*** DATA LINES

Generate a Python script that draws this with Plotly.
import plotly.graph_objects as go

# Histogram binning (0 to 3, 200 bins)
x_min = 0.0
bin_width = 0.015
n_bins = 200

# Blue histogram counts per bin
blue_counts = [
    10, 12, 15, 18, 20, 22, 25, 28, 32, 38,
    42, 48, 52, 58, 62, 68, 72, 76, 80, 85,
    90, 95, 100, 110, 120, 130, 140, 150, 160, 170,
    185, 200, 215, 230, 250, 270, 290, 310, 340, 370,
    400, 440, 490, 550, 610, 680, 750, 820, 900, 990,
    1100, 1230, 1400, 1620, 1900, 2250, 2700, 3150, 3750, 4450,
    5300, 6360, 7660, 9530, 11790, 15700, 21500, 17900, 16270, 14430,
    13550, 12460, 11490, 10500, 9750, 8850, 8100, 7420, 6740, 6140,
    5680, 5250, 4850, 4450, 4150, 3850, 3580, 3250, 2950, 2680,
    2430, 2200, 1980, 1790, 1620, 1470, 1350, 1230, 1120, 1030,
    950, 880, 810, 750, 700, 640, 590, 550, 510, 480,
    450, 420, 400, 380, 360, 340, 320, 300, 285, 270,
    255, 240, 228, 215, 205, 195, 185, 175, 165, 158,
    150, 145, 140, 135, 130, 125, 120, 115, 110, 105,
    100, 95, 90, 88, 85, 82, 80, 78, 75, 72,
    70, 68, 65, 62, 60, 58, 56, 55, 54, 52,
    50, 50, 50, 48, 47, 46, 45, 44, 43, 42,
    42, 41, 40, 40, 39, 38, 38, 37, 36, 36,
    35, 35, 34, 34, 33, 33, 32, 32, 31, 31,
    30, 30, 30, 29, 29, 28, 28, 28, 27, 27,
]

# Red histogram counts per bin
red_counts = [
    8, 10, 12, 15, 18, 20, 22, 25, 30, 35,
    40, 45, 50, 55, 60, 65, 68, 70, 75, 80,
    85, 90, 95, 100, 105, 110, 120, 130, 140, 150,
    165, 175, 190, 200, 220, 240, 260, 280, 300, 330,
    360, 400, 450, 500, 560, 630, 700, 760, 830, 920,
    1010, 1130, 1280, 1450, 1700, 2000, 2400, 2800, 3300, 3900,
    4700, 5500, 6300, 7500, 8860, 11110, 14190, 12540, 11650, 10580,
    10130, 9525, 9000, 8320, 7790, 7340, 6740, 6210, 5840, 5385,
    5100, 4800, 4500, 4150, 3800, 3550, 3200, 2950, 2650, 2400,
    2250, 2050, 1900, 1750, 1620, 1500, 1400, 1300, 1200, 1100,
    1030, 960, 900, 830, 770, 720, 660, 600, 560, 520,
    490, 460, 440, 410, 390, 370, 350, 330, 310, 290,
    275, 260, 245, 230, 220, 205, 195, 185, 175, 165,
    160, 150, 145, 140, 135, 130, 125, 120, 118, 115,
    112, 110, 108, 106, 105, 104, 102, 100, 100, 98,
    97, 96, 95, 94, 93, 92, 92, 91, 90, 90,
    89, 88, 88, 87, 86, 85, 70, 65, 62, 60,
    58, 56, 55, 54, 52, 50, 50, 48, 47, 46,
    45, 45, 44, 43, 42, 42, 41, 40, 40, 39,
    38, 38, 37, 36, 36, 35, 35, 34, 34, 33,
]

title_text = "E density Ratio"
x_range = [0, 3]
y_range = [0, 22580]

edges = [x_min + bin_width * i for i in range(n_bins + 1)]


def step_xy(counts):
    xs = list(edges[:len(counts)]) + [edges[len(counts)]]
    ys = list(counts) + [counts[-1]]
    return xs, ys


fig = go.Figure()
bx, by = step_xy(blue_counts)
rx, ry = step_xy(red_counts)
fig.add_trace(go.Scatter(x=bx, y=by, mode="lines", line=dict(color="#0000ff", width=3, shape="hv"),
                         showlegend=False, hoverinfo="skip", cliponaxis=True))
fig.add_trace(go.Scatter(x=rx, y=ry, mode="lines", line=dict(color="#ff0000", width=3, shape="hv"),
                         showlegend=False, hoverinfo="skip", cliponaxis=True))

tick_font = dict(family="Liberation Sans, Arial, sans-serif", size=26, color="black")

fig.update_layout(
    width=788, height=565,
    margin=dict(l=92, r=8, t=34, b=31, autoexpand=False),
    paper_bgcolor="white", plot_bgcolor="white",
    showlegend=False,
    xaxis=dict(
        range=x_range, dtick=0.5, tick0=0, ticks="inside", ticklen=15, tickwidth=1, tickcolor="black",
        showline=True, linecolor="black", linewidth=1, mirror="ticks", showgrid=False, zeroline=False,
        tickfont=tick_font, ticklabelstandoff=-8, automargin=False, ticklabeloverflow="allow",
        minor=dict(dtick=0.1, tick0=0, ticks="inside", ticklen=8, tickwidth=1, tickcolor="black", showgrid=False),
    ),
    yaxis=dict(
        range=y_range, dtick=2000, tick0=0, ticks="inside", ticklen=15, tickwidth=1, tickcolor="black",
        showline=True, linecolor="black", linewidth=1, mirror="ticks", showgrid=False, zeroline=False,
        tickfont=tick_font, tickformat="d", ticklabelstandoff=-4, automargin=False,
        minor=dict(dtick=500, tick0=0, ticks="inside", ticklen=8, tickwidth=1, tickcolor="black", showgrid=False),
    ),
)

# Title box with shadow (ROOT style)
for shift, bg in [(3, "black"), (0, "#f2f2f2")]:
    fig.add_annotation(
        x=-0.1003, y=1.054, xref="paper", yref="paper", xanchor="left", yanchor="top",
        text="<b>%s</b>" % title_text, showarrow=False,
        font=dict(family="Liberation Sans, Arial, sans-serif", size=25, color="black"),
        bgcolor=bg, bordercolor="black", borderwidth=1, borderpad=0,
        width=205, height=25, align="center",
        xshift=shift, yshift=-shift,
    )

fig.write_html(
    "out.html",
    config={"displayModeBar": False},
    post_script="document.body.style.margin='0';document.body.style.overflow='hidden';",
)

******

**INSTRUCTIONS TO FOLLOW**. Write out the whole listing exactly.

**SOLUTION TO THIS TASK**.
Generate a Python script that draws this with Plotly.
import plotly.graph_objects as go

# Histogram binning (0 to 3, 200 bins)
x_min = 0.0
bin_width = 0.015
n_bins = 200

# Blue histogram counts per bin
blue_counts = [
    10, 12, 15, 18, 20, 22, 25, 28, 32, 38,
    42, 48, 52, 58, 62, 68, 72, 76, 80, 85,
    90, 95, 100, 110, 120, 130, 140, 150, 160, 170,
    185, 200, 215, 230, 250, 270, 290, 310, 340, 370,
    400, 440, 490, 550, 610, 680, 750, 820, 900, 990,
    1100, 1230, 1400, 1620, 1900, 2250, 2700, 3150, 3750, 4450,
    5300, 6360, 7660, 9530, 11790, 15700, 21500, 17900, 16270, 14430,
    13550, 12460, 11490, 10500, 9750, 8850, 8100, 7420, 6740, 6140,
    5680, 5250, 4850, 4450, 4150, 3850, 3580, 3250, 2950, 2680,
    2430, 2200, 1980, 1790, 1620, 1470, 1350, 1230, 1120, 1030,
    950, 880, 810, 750, 700, 640, 590, 550, 510, 480,
    450, 420, 400, 380, 360, 340, 320, 300, 285, 270,
    255, 240, 228, 215, 205, 195, 185, 175, 165, 158,
    150, 145, 140, 135, 130, 125, 120, 115, 110, 105,
    100, 95, 90, 88, 85, 82, 80, 78, 75, 72,
    70, 68, 65, 62, 60, 58, 56, 55, 54, 52,
    50, 50, 50, 48, 47, 46, 45, 44, 43, 42,
    42, 41, 40, 40, 39, 38, 38, 37, 36, 36,
    35, 35, 34, 34, 33, 33, 32, 32, 31, 31,
    30, 30, 30, 29, 29, 28, 28, 28, 27, 27,
]

# Red histogram counts per bin
red_counts = [
    8, 10, 12, 15, 18, 20, 22, 25, 30, 35,
    40, 45, 50, 55, 60, 65, 68, 70, 75, 80,
    85, 90, 95, 100, 105, 110, 120, 130, 140, 150,
    165, 175, 190, 200, 220, 240, 260, 280, 300, 330,
    360, 400, 450, 500, 560, 630, 700, 760, 830, 920,
    1010, 1130, 1280, 1450, 1700, 2000, 2400, 2800, 3300, 3900,
    4700, 5500, 6300, 7500, 8860, 11110, 14190, 12540, 11650, 10580,
    10130, 9525, 9000, 8320, 7790, 7340, 6740, 6210, 5840, 5385,
    5100, 4800, 4500, 4150, 3800, 3550, 3200, 2950, 2650, 2400,
    2250, 2050, 1900, 1750, 1620, 1500, 1400, 1300, 1200, 1100,
    1030, 960, 900, 830, 770, 720, 660, 600, 560, 520,
    490, 460, 440, 410, 390, 370, 350, 330, 310, 290,
    275, 260, 245, 230, 220, 205, 195, 185, 175, 165,
    160, 150, 145, 140, 135, 130, 125, 120, 118, 115,
    112, 110, 108, 106, 105, 104, 102, 100, 100, 98,
    97, 96, 95, 94, 93, 92, 92, 91, 90, 90,
    89, 88, 88, 87, 86, 85, 70, 65, 62, 60,
    58, 56, 55, 54, 52, 50, 50, 48, 47, 46,
    45, 45, 44, 43, 42, 42, 41, 40, 40, 39,
    38, 38, 37, 36, 36, 35, 35, 34, 34, 33,
]

title_text = "E density Ratio"
x_range = [0, 3]
y_range = [0, 22580]

edges = [x_min + bin_width * i for i in range(n_bins + 1)]


def step_xy(counts):
    xs = list(edges[:len(counts)]) + [edges[len(counts)]]
    ys = list(counts) + [counts[-1]]
    return xs, ys


fig = go.Figure()
bx, by = step_xy(blue_counts)
rx, ry = step_xy(red_counts)
fig.add_trace(go.Scatter(x=bx, y=by, mode="lines", line=dict(color="#0000ff", width=3, shape="hv"),
                         showlegend=False, hoverinfo="skip", cliponaxis=True))
fig.add_trace(go.Scatter(x=rx, y=ry, mode="lines", line=dict(color="#ff0000", width=3, shape="hv"),
                         showlegend=False, hoverinfo="skip", cliponaxis=True))

tick_font = dict(family="Liberation Sans, Arial, sans-serif", size=26, color="black")

fig.update_layout(
    width=788, height=565,
    margin=dict(l=92, r=8, t=34, b=31, autoexpand=False),
    paper_bgcolor="white", plot_bgcolor="white",
    showlegend=False,
    xaxis=dict(
        range=x_range, dtick=0.5, tick0=0, ticks="inside", ticklen=15, tickwidth=1, tickcolor="black",
        showline=True, linecolor="black", linewidth=1, mirror="ticks", showgrid=False, zeroline=False,
        tickfont=tick_font, ticklabelstandoff=-8, automargin=False, ticklabeloverflow="allow",
        minor=dict(dtick=0.1, tick0=0, ticks="inside", ticklen=8, tickwidth=1, tickcolor="black", showgrid=False),
    ),
    yaxis=dict(
        range=y_range, dtick=2000, tick0=0, ticks="inside", ticklen=15, tickwidth=1, tickcolor="black",
        showline=True, linecolor="black", linewidth=1, mirror="ticks", showgrid=False, zeroline=False,
        tickfont=tick_font, tickformat="d", ticklabelstandoff=-4, automargin=False,
        minor=dict(dtick=500, tick0=0, ticks="inside", ticklen=8, tickwidth=1, tickcolor="black", showgrid=False),
    ),
)

# Title box with shadow (ROOT style)
for shift, bg in [(3, "black"), (0, "#f2f2f2")]:
    fig.add_annotation(
        x=-0.1003, y=1.054, xref="paper", yref="paper", xanchor="left", yanchor="top",
        text="<b>%s</b>" % title_text, showarrow=False,
        font=dict(family="Liberation Sans, Arial, sans-serif", size=25, color="black"),
        bgcolor=bg, bordercolor="black", borderwidth=1, borderpad=0,
        width=205, height=25, align="center",
        xshift=shift, yshift=-shift,
    )

fig.write_html(
    "out.html",
    config={"displayModeBar": False},
    post_script="document.body.style.margin='0';document.body.style.overflow='hidden';",
)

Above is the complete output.